Gamescom 2011 – Retrospective
Gamescom is now established as Europe’s biggest gaming event, providing those of us on this side of the Atlantic with the means to not just see the games announced or showcased at E3, but to get hands-on with titles we haven’t played before. Some will be this Christmas’s big releases, others the games we’ll be playing in early 2012 and even beyond. The following isn’t exactly a top ten – for a start, indecision means there’s eleven of them – but it’s our personal pick of the biggest, brightest stars at last week’s show.
Battlefield 3
In the red corner, Activision’s Modern Warfare 3, in the blue-corner, EA’s follow-up to both Battlefield 2 and the much-loved Battlefield: Bad Company 2. Both were playable in some form at the show, and both were looking superb, but of the two it’s Battlefield 3 that has us most excited. For a start, it features a stunning cutting-edge graphics engine, Frostbite 2, with scenery that gives Crysis 2 a run for its money and impressively realistic animation. However, it also seems to have hit the perfect balance between the orchestrated, story-driven combat of the Call of Duty series and the more free-flowing, unpredictable warfare of Battlefield. If one game could set a new benchmark for the military shooter, this is it.

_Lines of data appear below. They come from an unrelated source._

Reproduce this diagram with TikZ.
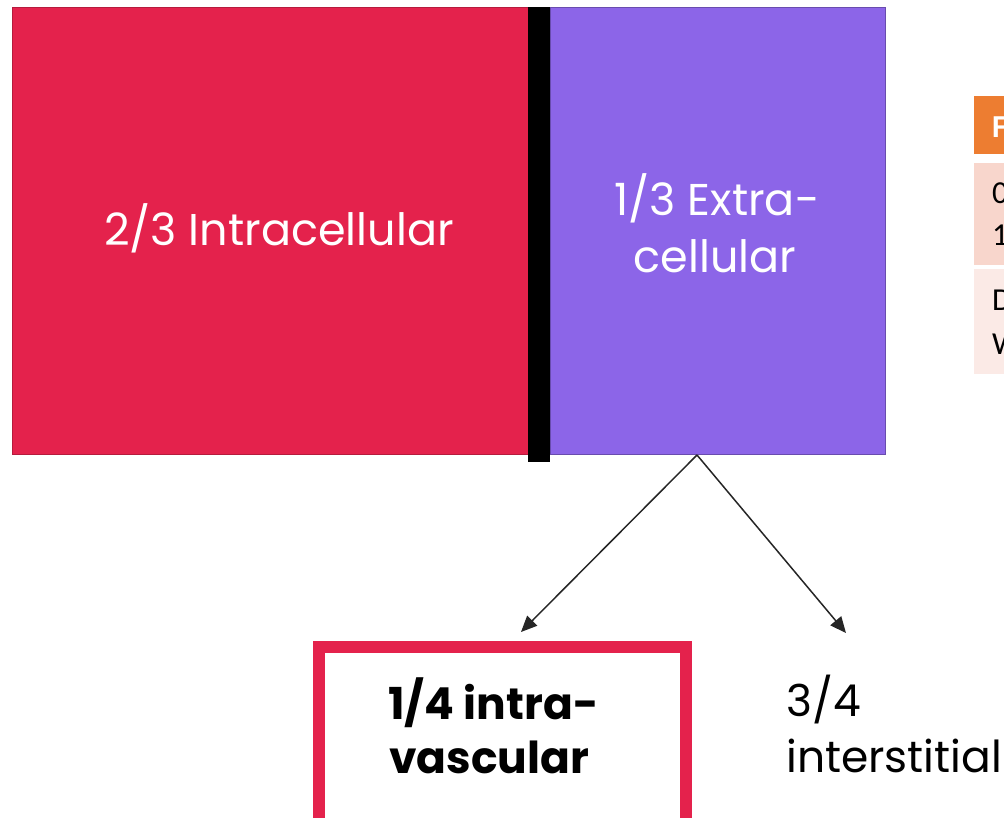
\documentclass[tikz,border=0pt]{standalone}
\usepackage{fontspec}
\newfontfamily\gfont{Poppins}
\newfontfamily\cfont{Carlito}
\usetikzlibrary{arrows.meta}
\definecolor{cred}{HTML}{E4224C}
\definecolor{cpurple}{HTML}{8C65E8}
\definecolor{corange}{HTML}{ED7D31}
\definecolor{crowa}{HTML}{F8D6CC}
\definecolor{crowb}{HTML}{FBEAE6}
\tikzset{
  block/.style={anchor=north west, inner sep=0pt, outer sep=0pt},
  toptext/.style={text=white, inner sep=0pt, font=\gfont\fontsize{44.5}{56}\selectfont},
  bottext/.style={inner sep=0pt, anchor=base west, font=\gfont\fontsize{44}{56}\selectfont},
  tabtext/.style={inner sep=0pt, anchor=base west, font=\cfont\fontsize{32}{42}\selectfont},
  conn/.style={-{Triangle[length=16pt,width=14pt]}, line width=1.5pt, draw=black!85}
}
\begin{document}
\begin{tikzpicture}[x=1pt,y=-1pt]
\useasboundingbox (0,0) rectangle (1004,818);
\clip (0,0) rectangle (1004,818);
% compartments
\node[block, fill=cred, draw=cred!80!black, line width=1pt, minimum width=516pt, minimum height=446pt] (intra) at (12,8) {};
\node[block, fill=cpurple, draw=cpurple!75!black, line width=1pt, minimum width=335pt, minimum height=446pt] (extra) at (550,8) {};
\node[block, fill=black, minimum width=22pt, minimum height=455pt] (membrane) at (528,7) {};
\node[toptext, anchor=base] (tintra) at (279,246) {2/3 Intracellular};
\node[toptext, anchor=base] (textraa) at (717,216) {1/3 Extra-};
\node[toptext, anchor=base] (textrab) at (715,273) {cellular};
% connectors
\coordinate (split) at (697,455);
\coordinate (eleft) at (521,632);
\coordinate (eright) at (846,633);
\draw[conn] (split) -- (eleft);
\draw[conn] (split) -- (eright);
% bottom
\node[block, draw=cred, fill=white, line width=12pt, minimum width=367pt, minimum height=183pt] (vbox) at (319,647) {};
\node[bottext, font=\gfont\bfseries\fontsize{44}{56}\selectfont] (tvasa) at (388,719) {1/4 intra-};
\node[bottext, font=\gfont\bfseries\fontsize{44}{56}\selectfont] (tvasb) at (389,773) {vascular};
\node[bottext] (tinta) at (786,716) {3/4};
\node[bottext] (tintb) at (786,772) {interstitial};
% table fragment
\node[block, fill=corange, minimum width=40pt, minimum height=58pt] (thead) at (974,96) {};
\node[block, fill=crowa, minimum width=40pt, minimum height=102pt] (trowa) at (974,163) {};
\node[block, fill=crowb, minimum width=40pt, minimum height=105pt] (trowb) at (974,269) {};
\node[tabtext, text=white, font=\cfont\bfseries\fontsize{32}{42}\selectfont] (th) at (992,138) {F};
\node[tabtext] (ta1) at (992,204) {0};
\node[tabtext] (ta2) at (992,246) {1};
\node[tabtext] (tb1) at (992,311) {D};
\node[tabtext] (tb2) at (992,354) {W};
\end{tikzpicture}
\end{document}
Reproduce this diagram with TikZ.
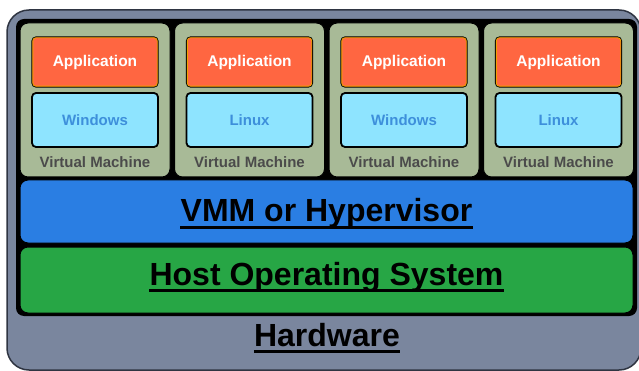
\documentclass[tikz,border=0pt]{standalone}
\usepackage{fontspec}
\setmainfont{Liberation Sans}

\definecolor{hwgray}{HTML}{7A869E}
\definecolor{hwedge}{HTML}{2F3542}
\definecolor{vmgreen}{HTML}{A8BA97}
\definecolor{appred}{HTML}{FF6641}
\definecolor{appedge}{HTML}{F2A000}
\definecolor{oscyan}{HTML}{8EE4FF}
\definecolor{ostext}{HTML}{3D8FDB}
\definecolor{vmtext}{HTML}{4B4B4B}
\definecolor{vmmblue}{HTML}{2A7EE3}
\definecolor{hostgreen}{HTML}{27A645}

\tikzset{
    vmbox/.style={draw=black, line width=1pt, fill=vmgreen, rounded corners=8pt,
        minimum width=150pt, minimum height=154pt, inner sep=0pt},
    appbox/.style={draw=black, line width=1.2pt, fill=appred, rounded corners=4pt,
        minimum width=126pt, minimum height=50pt, inner sep=0pt,
        text=white, font=\fontsize{15.5}{17}\selectfont\bfseries},
    osbox/.style={draw=black, line width=1.8pt, fill=oscyan, rounded corners=4pt,
        minimum width=126pt, minimum height=54pt, inner sep=0pt,
        text=ostext, font=\fontsize{15}{17}\selectfont\bfseries},
    vmlabel/.style={text=vmtext, inner sep=0pt, font=\fontsize{15}{17}\selectfont\bfseries},
    layer/.style={draw=black, line width=1pt, rounded corners=8pt,
        minimum width=613pt, inner sep=0pt},
    bigtext/.style={inner sep=0pt, anchor=base, font=\fontsize{32}{36}\selectfont\bfseries},
    ulline/.style={line width=2.1pt}
}

\begin{document}
\begin{tikzpicture}[x=1pt, y=-1pt]
    \useasboundingbox (0,0) rectangle (639,371);
    \clip (0,0) rectangle (639,371);

    % hardware shell and the black well that holds the layers
    \draw[fill=hwgray, draw=hwedge, line width=1.5pt, rounded corners=22pt]
        (7,10) rectangle (641,370);
    \fill[black, rounded corners=8pt] (16,19) rectangle (637,316);

    % four virtual machines side by side
    \foreach \i/\os in {0/Windows, 1/Linux, 2/Windows, 3/Linux}{%
        \pgfmathsetmacro{\cx}{95+154.5*\i}
        \node[vmbox] (vm\i) at (\cx,100) {};
        \node[appbox] (app\i) at (\cx,62) {Application};
        \draw[appedge, line width=0.9pt, rounded corners=3pt]
            ([shift={(1.4,1.4)}]app\i.north west) rectangle ([shift={(-1.4,-1.4)}]app\i.south east);
        \node[osbox] (os\i) at (\cx,120) {\os};
        \node[vmlabel] (vmlab\i) at (\cx,162) {Virtual Machine};
    }

    % hypervisor and host OS bands
    \node[layer, fill=vmmblue, minimum height=63pt] (vmm) at (326.5,211.5) {};
    \node[layer, fill=hostgreen, minimum height=66pt] (host) at (326.5,280) {};

    % underlined layer names
    \node[bigtext] (vmmtext) at (326.5,222) {VMM or Hypervisor};
    \node[bigtext] (hosttext) at (326.5,285) {Host Operating System};
    \node[bigtext] (hwtext) at (327,346) {Hardware};
    \foreach \t in {vmmtext, hosttext, hwtext}
        \draw[ulline] ([yshift=-5.5pt]\t.base west) -- ([yshift=-5.5pt]\t.base east);
\end{tikzpicture}
\end{document}
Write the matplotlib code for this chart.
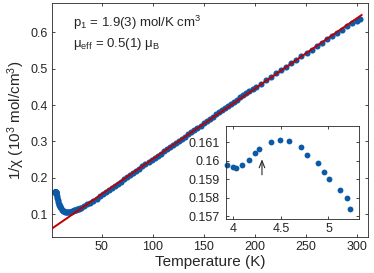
import numpy as np
import matplotlib
matplotlib.use('Agg')
from matplotlib import pyplot as plt

plt.rcParams['font.family'] = ['Liberation Sans', 'DejaVu Sans']
plt.rcParams['mathtext.fontset'] = 'custom'
plt.rcParams['mathtext.rm'] = 'Liberation Sans'
plt.rcParams['mathtext.it'] = 'Liberation Sans:italic'

# measured 1/chi (10^3 mol/cm^3) vs temperature (K)
temp = [3.93, 3.99, 4.03, 4.09, 4.16, 4.23, 4.27, 4.39, 4.49, 4.58, 4.71, 4.77,
        4.89, 4.95, 5.01, 5.12, 5.19, 5.23, 5.5, 6, 6.5, 7, 7.5, 8, 8.5, 9, 9.5,
        10, 11, 12, 13, 14, 15, 16, 17, 18, 19, 20, 21, 22, 23, 24, 25, 26, 27,
        28, 29, 30, 33, 36, 39, 42, 45, 48, 51, 54, 57, 60, 63, 66, 69, 72, 75,
        78, 81, 84, 87, 90, 93, 96, 99, 102, 105, 108, 111, 114, 117, 120, 123,
        126, 129, 132, 135, 138, 141, 144, 147, 150, 153, 156, 159, 162, 165,
        168, 171, 174, 177, 180, 183, 186, 189, 192, 195, 198, 201, 206, 211,
        216, 221, 226, 231, 236, 241, 246, 251, 256, 261, 266, 271, 276, 281,
        286, 291, 296, 300, 303]
inv_chi = [0.15978, 0.15964, 0.15960, 0.15977, 0.16002, 0.16040, 0.16064,
           0.16103, 0.16114, 0.16107, 0.16074, 0.16033, 0.15989, 0.15940,
           0.15901, 0.15841, 0.15797, 0.15737, 0.1550, 0.1500, 0.1440, 0.1380,
           0.1330, 0.1280, 0.1245, 0.1210, 0.1185, 0.1160, 0.1120, 0.1090,
           0.1070, 0.1057, 0.1050, 0.1048, 0.1050, 0.1055, 0.1061, 0.1068,
           0.1077, 0.1087, 0.1098, 0.1109, 0.1121, 0.1133, 0.1145, 0.1152,
           0.1160, 0.1168, 0.1220, 0.1272, 0.1316, 0.1370, 0.1427, 0.1485,
           0.1543, 0.1601, 0.1659, 0.1717, 0.1775, 0.1833, 0.1893, 0.1958,
           0.2016, 0.2075, 0.2133, 0.2191, 0.2250, 0.2309, 0.2367, 0.2425,
           0.2484, 0.2550, 0.2608, 0.2666, 0.2724, 0.2782, 0.2840, 0.2898,
           0.2956, 0.3014, 0.3072, 0.3132, 0.3192, 0.3252, 0.3314, 0.3375,
           0.3436, 0.3500, 0.3562, 0.3622, 0.3683, 0.3743, 0.3801, 0.3859,
           0.3917, 0.3975, 0.4033, 0.4092, 0.4152, 0.4212, 0.4272, 0.4330,
           0.4388, 0.4445, 0.4500, 0.4582, 0.4679, 0.4774, 0.4870, 0.4964,
           0.5058, 0.5153, 0.5248, 0.5344, 0.5433, 0.5528, 0.5622, 0.5715,
           0.5805, 0.5897, 0.5990, 0.6075, 0.6167, 0.6260, 0.6325, 0.6375]

# low temperature detail (inset)
inset_temp = [3.93, 3.99, 4.03, 4.09, 4.16, 4.23, 4.27, 4.39, 4.49, 4.58,
              4.71, 4.77, 4.89, 4.95, 5.01, 5.12, 5.19, 5.23]
inset_inv_chi = [0.15978, 0.15964, 0.15960, 0.15977, 0.16002, 0.16040,
                 0.16064, 0.16103, 0.16114, 0.16107, 0.16074, 0.16033,
                 0.15989, 0.15940, 0.15901, 0.15841, 0.15797, 0.15737]

# Curie-Weiss fit
fit_intercept = 0.0576
fit_slope = 0.001935
fit_range = [1.6, 305]

blue = '#0c5aa6'
red = '#c00000'
dark = '#262626'

fig = plt.figure(figsize=(3.74, 2.73), dpi=100)
ax = fig.add_axes([0.1398, 0.1308, 0.8434, 0.8571])

ax.plot(temp, inv_chi, 'o', color=blue, ms=4.4, mew=0, zorder=2, clip_on=False)
fit_t = np.array(fit_range)
ax.plot(fit_t, fit_intercept + fit_slope * fit_t, '-', color=red, lw=1.4, zorder=3)

ax.set_xlim(1.6, 311)
ax.set_ylim(0.036, 0.68)
ax.set_xticks([50, 100, 150, 200, 250, 300])
ax.set_yticks([0.1, 0.2, 0.3, 0.4, 0.5, 0.6])
ax.set_yticklabels(['0.1', '0.2', '0.3', '0.4', '0.5', '0.6'])
ax.tick_params(direction='in', length=2.5, width=0.6, top=True, right=True,
               labelsize=9, colors=dark, pad=3)
for s in ax.spines.values():
    s.set_linewidth(0.6)
    s.set_color(dark)
ax.set_xlabel('Temperature (K)', fontsize=11, color=dark, labelpad=1)
ax.set_ylabel('1/χ (10$^3$ mol/cm$^3$)', fontsize=11, color=dark, labelpad=3)

ax.text(0.065, 0.900, 'p$_1$ = 1.9(3) mol/K cm$^3$', transform=ax.transAxes,
        fontsize=9.5, color=dark, va='baseline', ha='left')
ax.text(0.065, 0.8145, 'μ$_{\\mathrm{eff}}$ = 0.5(1) μ$_\\mathrm{B}$', transform=ax.transAxes,
        fontsize=9.5, color=dark, va='baseline', ha='left')

# inset
axi = fig.add_axes([0.6034, 0.1978, 0.3572, 0.3407])
axi.plot(inset_temp, inset_inv_chi, 'o', color=blue, ms=4.2, mew=0, clip_on=False)
axi.set_xlim(3.918, 5.324)
axi.set_ylim(0.156837, 0.161891)
axi.set_xticks([4, 4.5, 5])
axi.set_xticklabels(['4', '4.5', '5'])
axi.set_yticks([0.157, 0.158, 0.159, 0.16, 0.161])
axi.set_yticklabels(['0.157', '0.158', '0.159', '0.16', '0.161'])
axi.tick_params(direction='in', length=2.5, width=0.6, top=True, right=True,
                labelsize=9, colors=dark, pad=3)
axi.tick_params(axis='y', pad=4.5)
for s in axi.spines.values():
    s.set_linewidth(0.6)
    s.set_color(dark)
axi.annotate('', xy=(4.30, 0.16008), xytext=(4.30, 0.15924),
             arrowprops=dict(arrowstyle='->,head_length=0.5,head_width=0.2',
                             color=dark, lw=0.8, shrinkA=0, shrinkB=0))

fig.savefig('out.png', dpi=100, facecolor='white')
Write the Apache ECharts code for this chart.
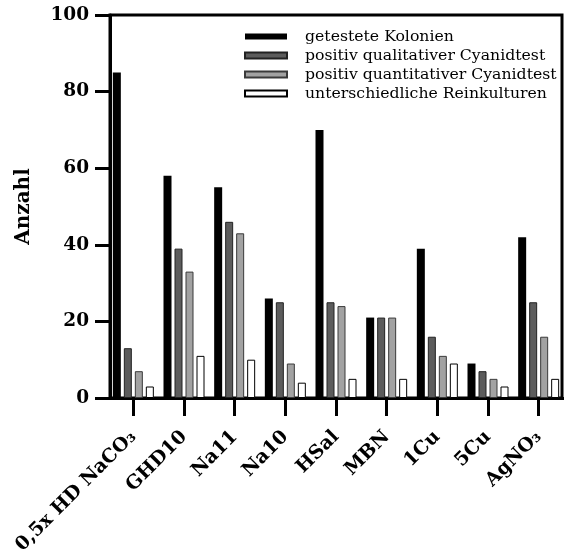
<!DOCTYPE html>
<html><head><meta charset="utf-8">
<script src="https://cdn.jsdelivr.net/npm/echarts@6/dist/echarts.min.js"></script>
<style>html,body{margin:0;padding:0;background:#fff}#c{width:564px;height:558px}</style>
</head><body><div id="c"></div>
<script>
const categories = ['0,5x HD NaCO₃', 'GHD10', 'Na11', 'Na10', 'HSal', 'MBN', '1Cu', '5Cu', 'AgNO₃'];
const seriesNames = ['getestete Kolonien', 'positiv qualitativer Cyanidtest', 'positiv quantitativer Cyanidtest', 'unterschiedliche Reinkulturen'];
const getesteteKolonien = [85, 58, 55, 26, 70, 21, 39, 9, 42];
const positivQualitativ = [13, 39, 46, 25, 25, 21, 16, 7, 25];
const positivQuantitativ = [7, 33, 43, 9, 24, 21, 11, 5, 16];
const reinkulturen = [3, 11, 10, 4, 5, 5, 9, 3, 5];
const yMin = 0, yMax = 100, yStep = 20;

const seriesValues = [getesteteKolonien, positivQualitativ, positivQuantitativ, reinkulturen];
const fills = ['#000000', '#5c5c5c', '#a2a2a2', '#ffffff'];
const borders = ['#000000', '#222222', '#3a3a3a', '#000000'];
const serif = 'DejaVu Serif';

const chart = echarts.init(document.getElementById('c'), null, {renderer: 'canvas'});
chart.setOption({
  animation: false,
  backgroundColor: '#fff',
  grid: [
    {left: 110, right: 2, top: 15, bottom: 160, show: true, borderColor: '#000', borderWidth: 3, backgroundColor: 'transparent'},
    {left: 108, width: 457, top: 15, bottom: 160}
  ],
  legend: {
    orient: 'vertical', left: 239, top: 23.5, itemWidth: 42, itemHeight: 6, itemGap: 3,
    selectedMode: false, icon: 'rect',
    textStyle: {fontFamily: serif, fontSize: 15.7, lineHeight: 15.5, color: '#000', padding: [0, 0, 0, 13]},
    data: seriesNames
  },
  xAxis: [
    {gridIndex: 0, type: 'category', data: categories, show: false},
    {gridIndex: 1, type: 'category', data: categories,
      axisLine: {show: true, lineStyle: {color: '#000', width: 3}},
      axisTick: {show: true, alignWithLabel: true, length: 18, lineStyle: {color: '#000', width: 3}},
      axisLabel: {rotate: 45, interval: 0, margin: 36, color: '#000', fontFamily: serif, fontWeight: 'bold', fontSize: 19},
      splitLine: {show: false}}
  ],
  yAxis: [
    {gridIndex: 0, type: 'value', min: yMin, max: yMax, interval: yStep,
      name: 'Anzahl', nameLocation: 'middle', nameGap: 76, nameRotate: 90,
      nameTextStyle: {fontFamily: serif, fontWeight: 'bold', fontSize: 20, color: '#000'},
      axisLine: {show: true, lineStyle: {color: '#000', width: 3}},
      axisTick: {show: true, inside: false, length: 15, lineStyle: {color: '#000', width: 3}},
      axisLabel: {margin: 21, color: '#000', fontFamily: serif, fontWeight: 'bold', fontSize: 18.5},
      splitLine: {show: false}},
    {gridIndex: 1, type: 'value', min: yMin, max: yMax, show: false, splitLine: {show: false}}
  ],
  series: seriesNames.map((name, i) => ({
    name: name, type: 'bar', xAxisIndex: 1, yAxisIndex: 1,
    data: seriesValues[i], barWidth: 8, barGap: '37.5%',
    itemStyle: {color: fills[i], borderColor: borders[i], borderWidth: i === 0 ? 0 : 1}
  }))
});
</script></body></html>
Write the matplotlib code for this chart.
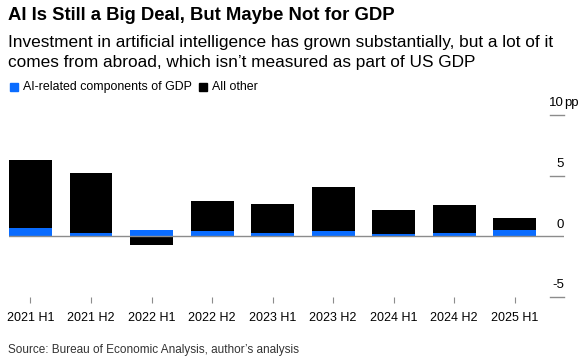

Due: October, PC, Xbox 360, PS3
Uncharted 3: Drake’s Deception
It’s hard to know where to start with Naughty Dog’s cinematic blockbuster. The incredible graphics? The seamless blend of platforming and gunplay? The brilliantly written, emotionally-engaging characters? The way it nails what an interactive action movie should be? If one thing sums it up for us, it’s the way in which Uncharted 3 takes cutting-edged graphics tech and physics-based gameplay and makes it the basis of astounding set-pieces. Scenes on a sinking cruise liner, with the ocean flowing through as the ship lists from left to right, or of Drake dangling from a falling cargo plane that will absolutely blow your mind. And while you can’t exactly call Nathan Drake’s cliffhanger heroics realistic, they’re always believable, thanks to the amount of detail that goes into his interactions with the environment. Watching Uncharted 3 in action the idea hits you that we don’t need the on/off/on/off Uncharted movie – we’re already getting something no film could hope to match.